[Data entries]
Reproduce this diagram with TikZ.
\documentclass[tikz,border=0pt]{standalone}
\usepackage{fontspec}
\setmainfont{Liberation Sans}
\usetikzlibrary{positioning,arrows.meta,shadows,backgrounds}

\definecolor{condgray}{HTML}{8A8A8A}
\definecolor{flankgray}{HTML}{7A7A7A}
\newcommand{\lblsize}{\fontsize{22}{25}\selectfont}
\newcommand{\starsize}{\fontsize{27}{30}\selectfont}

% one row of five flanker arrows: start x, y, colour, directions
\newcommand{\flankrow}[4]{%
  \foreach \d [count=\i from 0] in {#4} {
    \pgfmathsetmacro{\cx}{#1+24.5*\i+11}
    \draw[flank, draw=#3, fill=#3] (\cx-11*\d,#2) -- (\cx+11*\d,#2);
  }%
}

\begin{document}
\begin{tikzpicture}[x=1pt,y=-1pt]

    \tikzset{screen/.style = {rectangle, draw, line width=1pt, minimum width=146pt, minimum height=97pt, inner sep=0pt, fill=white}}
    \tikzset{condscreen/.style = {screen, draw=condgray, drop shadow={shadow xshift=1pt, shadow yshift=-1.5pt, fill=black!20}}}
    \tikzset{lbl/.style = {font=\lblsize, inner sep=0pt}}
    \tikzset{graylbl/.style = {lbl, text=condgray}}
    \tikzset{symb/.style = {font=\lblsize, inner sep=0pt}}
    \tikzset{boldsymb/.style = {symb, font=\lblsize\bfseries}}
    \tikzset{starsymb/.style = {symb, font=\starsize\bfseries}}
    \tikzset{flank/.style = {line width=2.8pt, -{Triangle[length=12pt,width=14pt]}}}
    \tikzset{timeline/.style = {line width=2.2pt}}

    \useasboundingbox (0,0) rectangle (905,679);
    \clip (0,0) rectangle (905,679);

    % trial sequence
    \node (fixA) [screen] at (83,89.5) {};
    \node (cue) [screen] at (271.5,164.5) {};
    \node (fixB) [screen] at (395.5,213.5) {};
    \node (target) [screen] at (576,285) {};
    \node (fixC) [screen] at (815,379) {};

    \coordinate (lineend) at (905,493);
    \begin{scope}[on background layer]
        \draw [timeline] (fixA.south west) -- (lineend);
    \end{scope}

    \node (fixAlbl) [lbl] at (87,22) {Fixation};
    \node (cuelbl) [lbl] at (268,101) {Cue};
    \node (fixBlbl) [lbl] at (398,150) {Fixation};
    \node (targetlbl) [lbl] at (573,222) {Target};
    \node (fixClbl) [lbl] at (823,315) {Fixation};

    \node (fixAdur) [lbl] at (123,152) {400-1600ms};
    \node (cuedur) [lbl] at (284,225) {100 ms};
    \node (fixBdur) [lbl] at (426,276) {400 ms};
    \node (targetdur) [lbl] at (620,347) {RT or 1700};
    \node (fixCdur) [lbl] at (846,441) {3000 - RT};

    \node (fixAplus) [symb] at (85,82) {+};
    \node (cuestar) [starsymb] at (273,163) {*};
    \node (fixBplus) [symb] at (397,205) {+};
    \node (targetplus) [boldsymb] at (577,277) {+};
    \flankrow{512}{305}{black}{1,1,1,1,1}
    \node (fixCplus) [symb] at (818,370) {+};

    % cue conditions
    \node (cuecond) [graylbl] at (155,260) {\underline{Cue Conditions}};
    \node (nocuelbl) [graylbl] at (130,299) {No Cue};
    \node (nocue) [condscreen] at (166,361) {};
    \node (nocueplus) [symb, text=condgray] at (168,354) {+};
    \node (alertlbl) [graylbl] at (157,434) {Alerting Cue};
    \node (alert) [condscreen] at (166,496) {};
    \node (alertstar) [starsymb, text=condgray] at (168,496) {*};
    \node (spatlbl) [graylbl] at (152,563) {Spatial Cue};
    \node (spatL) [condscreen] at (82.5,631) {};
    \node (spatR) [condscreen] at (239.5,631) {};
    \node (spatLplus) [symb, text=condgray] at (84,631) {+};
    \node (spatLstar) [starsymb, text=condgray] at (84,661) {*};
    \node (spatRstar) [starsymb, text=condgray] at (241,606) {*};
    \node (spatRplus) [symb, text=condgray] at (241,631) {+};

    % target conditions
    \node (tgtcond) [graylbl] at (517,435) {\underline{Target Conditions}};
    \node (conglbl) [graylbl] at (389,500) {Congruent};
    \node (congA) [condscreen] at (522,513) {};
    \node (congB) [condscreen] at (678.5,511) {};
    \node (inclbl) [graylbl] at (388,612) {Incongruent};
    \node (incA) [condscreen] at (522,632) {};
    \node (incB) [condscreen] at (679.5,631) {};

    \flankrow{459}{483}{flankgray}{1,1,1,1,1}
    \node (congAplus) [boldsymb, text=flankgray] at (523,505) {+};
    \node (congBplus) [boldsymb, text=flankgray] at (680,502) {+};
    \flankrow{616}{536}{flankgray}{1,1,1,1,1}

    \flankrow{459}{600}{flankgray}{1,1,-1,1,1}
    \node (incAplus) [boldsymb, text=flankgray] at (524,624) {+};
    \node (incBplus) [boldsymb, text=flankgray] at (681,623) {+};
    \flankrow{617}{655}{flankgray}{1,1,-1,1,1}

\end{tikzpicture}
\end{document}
---
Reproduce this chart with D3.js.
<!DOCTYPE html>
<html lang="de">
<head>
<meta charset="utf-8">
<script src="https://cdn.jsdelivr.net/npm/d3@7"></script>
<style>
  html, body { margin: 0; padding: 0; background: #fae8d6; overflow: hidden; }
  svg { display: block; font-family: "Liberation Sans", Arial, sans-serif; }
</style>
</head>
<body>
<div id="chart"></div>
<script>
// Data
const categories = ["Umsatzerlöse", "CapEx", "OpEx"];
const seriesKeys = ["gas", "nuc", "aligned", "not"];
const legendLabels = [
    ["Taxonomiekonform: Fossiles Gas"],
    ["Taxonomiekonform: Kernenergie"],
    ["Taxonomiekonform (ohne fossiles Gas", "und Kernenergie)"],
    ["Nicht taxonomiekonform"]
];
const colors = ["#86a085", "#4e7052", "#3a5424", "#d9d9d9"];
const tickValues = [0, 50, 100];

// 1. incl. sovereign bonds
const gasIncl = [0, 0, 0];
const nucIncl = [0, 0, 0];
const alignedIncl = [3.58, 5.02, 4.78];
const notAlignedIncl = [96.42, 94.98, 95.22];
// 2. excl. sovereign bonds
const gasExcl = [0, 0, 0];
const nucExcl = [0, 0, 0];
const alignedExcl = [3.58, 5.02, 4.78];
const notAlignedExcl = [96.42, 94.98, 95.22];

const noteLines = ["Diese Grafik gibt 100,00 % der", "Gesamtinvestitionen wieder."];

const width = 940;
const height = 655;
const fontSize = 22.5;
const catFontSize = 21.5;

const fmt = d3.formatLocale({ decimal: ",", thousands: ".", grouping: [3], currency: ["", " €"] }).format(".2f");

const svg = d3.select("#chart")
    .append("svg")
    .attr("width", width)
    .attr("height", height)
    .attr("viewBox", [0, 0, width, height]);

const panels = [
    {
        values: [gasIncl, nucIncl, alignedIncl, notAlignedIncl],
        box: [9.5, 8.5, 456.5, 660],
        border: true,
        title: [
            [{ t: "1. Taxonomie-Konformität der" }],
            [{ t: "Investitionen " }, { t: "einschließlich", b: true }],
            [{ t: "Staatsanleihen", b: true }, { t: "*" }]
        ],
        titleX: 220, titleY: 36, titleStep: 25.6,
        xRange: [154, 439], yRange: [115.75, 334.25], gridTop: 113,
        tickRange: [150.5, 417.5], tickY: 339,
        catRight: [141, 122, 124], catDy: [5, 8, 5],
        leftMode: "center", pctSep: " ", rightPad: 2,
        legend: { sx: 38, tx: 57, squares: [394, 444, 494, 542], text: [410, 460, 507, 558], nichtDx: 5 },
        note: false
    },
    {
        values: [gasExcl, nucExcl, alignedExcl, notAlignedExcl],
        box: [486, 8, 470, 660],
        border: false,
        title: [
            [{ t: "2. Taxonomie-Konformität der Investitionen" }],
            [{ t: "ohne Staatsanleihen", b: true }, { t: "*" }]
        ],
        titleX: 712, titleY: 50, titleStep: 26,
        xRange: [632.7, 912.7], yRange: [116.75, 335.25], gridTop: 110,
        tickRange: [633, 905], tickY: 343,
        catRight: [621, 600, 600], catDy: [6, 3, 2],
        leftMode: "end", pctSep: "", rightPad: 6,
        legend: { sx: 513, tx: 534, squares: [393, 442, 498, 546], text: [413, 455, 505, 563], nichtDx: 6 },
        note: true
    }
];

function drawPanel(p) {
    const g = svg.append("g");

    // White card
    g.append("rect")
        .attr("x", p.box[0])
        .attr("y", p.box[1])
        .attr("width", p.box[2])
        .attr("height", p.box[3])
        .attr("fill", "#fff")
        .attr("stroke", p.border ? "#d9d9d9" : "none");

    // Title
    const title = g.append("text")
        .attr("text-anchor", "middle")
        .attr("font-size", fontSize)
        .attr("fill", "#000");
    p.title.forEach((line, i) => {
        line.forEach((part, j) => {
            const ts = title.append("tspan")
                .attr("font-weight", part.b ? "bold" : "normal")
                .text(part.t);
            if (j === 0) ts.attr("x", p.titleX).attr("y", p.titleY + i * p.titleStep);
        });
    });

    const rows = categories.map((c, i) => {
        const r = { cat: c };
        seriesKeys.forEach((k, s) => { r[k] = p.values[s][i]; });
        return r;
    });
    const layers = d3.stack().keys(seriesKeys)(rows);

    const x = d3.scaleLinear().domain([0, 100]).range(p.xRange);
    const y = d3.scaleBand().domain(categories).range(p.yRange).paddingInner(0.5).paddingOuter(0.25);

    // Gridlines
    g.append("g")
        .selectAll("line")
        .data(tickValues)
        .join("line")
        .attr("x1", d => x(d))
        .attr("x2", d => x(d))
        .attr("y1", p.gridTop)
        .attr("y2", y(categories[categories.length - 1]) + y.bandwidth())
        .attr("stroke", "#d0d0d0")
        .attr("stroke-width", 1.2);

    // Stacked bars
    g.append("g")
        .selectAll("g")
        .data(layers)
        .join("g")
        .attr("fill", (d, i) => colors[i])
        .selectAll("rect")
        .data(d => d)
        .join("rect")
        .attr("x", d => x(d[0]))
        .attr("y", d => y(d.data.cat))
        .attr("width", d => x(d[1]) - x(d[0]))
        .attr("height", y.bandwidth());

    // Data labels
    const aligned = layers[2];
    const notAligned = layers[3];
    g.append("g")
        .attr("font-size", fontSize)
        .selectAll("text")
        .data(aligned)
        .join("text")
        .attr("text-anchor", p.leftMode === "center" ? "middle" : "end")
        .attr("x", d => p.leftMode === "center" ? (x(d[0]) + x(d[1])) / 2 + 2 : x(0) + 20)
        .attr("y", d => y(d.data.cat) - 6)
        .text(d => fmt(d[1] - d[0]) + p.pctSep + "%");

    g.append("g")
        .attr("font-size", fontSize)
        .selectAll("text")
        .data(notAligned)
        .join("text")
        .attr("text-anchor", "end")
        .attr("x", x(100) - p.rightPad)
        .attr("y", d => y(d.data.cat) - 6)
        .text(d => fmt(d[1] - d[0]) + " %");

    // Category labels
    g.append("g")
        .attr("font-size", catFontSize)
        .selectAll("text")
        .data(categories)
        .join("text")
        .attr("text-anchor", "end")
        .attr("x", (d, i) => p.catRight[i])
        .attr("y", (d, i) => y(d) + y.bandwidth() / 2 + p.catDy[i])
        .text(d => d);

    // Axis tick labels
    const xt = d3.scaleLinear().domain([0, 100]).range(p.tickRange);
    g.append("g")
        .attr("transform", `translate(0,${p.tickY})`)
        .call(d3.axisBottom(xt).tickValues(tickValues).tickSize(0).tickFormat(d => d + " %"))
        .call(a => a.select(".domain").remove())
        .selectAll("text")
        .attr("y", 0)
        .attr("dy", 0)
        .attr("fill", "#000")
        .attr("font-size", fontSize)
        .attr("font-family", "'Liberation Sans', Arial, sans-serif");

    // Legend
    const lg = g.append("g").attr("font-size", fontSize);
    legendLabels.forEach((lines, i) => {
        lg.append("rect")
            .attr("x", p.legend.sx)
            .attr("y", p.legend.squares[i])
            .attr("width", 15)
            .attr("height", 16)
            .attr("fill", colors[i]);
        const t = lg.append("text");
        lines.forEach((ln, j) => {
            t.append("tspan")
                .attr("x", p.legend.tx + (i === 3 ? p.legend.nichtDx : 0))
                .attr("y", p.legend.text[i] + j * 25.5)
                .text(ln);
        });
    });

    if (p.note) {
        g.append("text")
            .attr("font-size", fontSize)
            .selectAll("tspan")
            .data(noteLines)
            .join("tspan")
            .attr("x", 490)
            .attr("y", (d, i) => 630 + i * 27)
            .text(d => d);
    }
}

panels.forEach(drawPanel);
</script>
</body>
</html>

• Brief: Write out exactly the lines from the one with "Reproduce this chart with D3.js." through the one with "const notAlignedExcl = [96.42, 94.98, 95.22];", including both, and no others.

• Task solution:
Reproduce this chart with D3.js.
<!DOCTYPE html>
<html lang="de">
<head>
<meta charset="utf-8">
<script src="https://cdn.jsdelivr.net/npm/d3@7"></script>
<style>
  html, body { margin: 0; padding: 0; background: #fae8d6; overflow: hidden; }
  svg { display: block; font-family: "Liberation Sans", Arial, sans-serif; }
</style>
</head>
<body>
<div id="chart"></div>
<script>
// Data
const categories = ["Umsatzerlöse", "CapEx", "OpEx"];
const seriesKeys = ["gas", "nuc", "aligned", "not"];
const legendLabels = [
    ["Taxonomiekonform: Fossiles Gas"],
    ["Taxonomiekonform: Kernenergie"],
    ["Taxonomiekonform (ohne fossiles Gas", "und Kernenergie)"],
    ["Nicht taxonomiekonform"]
];
const colors = ["#86a085", "#4e7052", "#3a5424", "#d9d9d9"];
const tickValues = [0, 50, 100];

// 1. incl. sovereign bonds
const gasIncl = [0, 0, 0];
const nucIncl = [0, 0, 0];
const alignedIncl = [3.58, 5.02, 4.78];
const notAlignedIncl = [96.42, 94.98, 95.22];
// 2. excl. sovereign bonds
const gasExcl = [0, 0, 0];
const nucExcl = [0, 0, 0];
const alignedExcl = [3.58, 5.02, 4.78];
const notAlignedExcl = [96.42, 94.98, 95.22];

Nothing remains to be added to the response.